-- Start Data lines --

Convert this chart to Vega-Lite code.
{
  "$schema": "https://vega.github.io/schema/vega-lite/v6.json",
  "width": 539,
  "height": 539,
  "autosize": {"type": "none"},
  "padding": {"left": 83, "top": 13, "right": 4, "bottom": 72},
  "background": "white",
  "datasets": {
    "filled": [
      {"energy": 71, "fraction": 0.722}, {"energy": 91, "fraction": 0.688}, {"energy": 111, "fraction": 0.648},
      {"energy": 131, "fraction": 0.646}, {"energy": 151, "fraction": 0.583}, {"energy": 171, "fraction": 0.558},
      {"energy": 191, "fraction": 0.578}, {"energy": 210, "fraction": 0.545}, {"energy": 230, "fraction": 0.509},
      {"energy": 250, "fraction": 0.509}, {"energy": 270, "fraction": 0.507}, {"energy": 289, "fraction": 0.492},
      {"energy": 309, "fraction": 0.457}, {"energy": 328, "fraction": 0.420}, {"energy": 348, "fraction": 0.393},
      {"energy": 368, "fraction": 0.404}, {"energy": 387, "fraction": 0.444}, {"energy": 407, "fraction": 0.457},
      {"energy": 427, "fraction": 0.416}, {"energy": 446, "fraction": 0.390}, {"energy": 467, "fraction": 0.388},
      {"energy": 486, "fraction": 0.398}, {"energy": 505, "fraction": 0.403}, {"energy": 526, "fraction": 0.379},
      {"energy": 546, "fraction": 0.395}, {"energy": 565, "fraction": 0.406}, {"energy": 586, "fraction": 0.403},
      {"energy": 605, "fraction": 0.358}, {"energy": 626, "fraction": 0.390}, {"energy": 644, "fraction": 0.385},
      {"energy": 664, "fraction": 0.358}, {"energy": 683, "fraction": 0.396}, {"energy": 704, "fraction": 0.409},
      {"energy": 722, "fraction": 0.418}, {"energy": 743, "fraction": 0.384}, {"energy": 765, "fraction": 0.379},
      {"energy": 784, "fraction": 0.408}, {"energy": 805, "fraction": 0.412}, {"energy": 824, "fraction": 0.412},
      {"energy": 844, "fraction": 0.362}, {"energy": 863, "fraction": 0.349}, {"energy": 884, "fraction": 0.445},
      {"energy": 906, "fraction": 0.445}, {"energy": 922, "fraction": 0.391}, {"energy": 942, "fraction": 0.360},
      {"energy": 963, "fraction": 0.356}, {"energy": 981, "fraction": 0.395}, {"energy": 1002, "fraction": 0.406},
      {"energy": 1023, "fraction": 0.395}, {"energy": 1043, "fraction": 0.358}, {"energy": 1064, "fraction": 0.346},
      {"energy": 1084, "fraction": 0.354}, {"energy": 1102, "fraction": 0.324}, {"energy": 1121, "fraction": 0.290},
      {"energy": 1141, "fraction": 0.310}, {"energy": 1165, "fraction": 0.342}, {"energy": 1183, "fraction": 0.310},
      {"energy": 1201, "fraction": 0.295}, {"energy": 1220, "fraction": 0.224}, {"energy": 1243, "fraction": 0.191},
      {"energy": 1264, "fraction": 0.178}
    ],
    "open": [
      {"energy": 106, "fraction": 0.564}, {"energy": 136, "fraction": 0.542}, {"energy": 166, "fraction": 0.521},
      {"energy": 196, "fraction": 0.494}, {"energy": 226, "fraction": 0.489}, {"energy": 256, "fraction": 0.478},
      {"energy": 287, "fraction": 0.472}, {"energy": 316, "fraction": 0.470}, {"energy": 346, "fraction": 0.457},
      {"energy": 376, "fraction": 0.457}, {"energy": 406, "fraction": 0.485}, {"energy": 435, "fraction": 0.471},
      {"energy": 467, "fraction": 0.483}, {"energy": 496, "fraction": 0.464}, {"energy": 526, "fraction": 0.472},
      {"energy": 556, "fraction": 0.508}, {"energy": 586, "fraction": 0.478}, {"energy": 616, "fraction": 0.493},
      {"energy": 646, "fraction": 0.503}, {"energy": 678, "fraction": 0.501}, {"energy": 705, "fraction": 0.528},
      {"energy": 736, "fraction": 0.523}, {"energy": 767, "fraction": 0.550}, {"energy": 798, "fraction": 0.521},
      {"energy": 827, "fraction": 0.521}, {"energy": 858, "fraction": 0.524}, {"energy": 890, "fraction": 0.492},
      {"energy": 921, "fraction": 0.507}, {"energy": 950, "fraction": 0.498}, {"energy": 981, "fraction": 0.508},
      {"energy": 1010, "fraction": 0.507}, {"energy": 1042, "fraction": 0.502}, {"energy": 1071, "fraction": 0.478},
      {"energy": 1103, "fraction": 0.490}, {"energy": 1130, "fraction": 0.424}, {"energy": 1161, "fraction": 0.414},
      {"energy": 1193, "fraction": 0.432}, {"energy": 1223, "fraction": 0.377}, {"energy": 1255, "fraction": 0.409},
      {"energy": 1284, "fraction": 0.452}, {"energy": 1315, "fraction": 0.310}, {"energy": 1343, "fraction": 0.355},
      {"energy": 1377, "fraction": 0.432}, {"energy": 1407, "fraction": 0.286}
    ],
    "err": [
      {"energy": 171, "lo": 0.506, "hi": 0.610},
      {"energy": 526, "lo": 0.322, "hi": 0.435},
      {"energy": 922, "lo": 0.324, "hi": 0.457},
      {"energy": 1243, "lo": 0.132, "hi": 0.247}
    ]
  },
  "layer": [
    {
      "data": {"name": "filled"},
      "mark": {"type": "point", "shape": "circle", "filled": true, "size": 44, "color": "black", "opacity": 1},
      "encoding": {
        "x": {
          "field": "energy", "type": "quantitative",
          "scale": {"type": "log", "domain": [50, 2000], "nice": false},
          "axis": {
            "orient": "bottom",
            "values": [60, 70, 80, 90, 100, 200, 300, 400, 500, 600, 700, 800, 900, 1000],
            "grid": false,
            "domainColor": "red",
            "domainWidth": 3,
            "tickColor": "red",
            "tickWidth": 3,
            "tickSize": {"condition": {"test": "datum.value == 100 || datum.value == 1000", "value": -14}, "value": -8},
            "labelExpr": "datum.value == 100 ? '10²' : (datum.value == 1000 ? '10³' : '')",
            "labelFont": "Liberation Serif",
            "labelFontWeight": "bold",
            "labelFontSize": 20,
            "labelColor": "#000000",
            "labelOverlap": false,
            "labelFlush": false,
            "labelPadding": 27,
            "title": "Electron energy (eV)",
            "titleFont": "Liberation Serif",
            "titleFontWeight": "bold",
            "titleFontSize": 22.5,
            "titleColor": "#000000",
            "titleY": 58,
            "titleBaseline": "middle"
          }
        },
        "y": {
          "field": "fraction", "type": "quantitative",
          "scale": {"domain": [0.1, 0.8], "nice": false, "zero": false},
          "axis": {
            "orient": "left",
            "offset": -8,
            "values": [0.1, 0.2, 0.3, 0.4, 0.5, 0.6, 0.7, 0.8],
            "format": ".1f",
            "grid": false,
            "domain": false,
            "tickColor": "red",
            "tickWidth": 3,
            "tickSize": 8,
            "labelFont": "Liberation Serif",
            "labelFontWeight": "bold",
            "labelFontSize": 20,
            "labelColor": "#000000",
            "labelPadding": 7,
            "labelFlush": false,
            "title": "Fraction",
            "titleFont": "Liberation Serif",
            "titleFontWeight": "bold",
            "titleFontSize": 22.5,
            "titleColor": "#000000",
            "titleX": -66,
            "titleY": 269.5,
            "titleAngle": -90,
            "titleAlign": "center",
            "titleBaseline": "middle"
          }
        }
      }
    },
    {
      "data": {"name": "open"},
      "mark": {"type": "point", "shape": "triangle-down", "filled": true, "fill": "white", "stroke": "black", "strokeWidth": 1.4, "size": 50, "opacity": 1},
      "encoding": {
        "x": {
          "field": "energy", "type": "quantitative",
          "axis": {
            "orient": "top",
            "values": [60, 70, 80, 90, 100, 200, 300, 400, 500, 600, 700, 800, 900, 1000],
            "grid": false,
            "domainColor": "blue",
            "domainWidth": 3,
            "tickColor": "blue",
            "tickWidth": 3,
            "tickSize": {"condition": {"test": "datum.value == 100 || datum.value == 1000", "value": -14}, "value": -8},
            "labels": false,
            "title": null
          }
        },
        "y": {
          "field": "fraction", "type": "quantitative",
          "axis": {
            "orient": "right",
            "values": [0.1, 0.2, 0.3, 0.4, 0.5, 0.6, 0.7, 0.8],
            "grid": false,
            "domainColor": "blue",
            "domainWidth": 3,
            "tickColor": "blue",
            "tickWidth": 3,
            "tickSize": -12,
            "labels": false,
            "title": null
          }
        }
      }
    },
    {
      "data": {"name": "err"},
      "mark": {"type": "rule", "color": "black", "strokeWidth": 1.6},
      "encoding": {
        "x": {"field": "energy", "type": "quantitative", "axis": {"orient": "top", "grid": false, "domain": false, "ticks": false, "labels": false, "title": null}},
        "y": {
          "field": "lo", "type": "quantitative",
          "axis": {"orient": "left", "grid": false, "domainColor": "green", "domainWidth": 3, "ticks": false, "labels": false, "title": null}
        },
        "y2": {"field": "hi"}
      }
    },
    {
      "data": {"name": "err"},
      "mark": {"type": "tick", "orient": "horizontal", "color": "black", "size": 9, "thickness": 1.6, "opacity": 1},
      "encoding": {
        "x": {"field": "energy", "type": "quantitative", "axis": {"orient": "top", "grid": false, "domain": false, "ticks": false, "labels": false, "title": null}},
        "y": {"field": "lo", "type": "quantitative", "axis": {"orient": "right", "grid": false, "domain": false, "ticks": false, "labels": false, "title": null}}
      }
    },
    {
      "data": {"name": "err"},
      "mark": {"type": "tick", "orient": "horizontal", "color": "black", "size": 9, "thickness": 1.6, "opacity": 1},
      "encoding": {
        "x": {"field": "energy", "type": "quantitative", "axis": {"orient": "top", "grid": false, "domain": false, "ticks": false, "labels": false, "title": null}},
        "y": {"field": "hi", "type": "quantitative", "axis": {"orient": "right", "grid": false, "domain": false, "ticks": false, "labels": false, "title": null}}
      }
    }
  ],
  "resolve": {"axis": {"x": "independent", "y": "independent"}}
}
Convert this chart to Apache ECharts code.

-- End Data lines --

=== The exercise ===
Where does the word "chart" appear? Return each line that holds it.

=== Expected answer ===
Convert this chart to Vega-Lite code.
Convert this chart to Apache ECharts code.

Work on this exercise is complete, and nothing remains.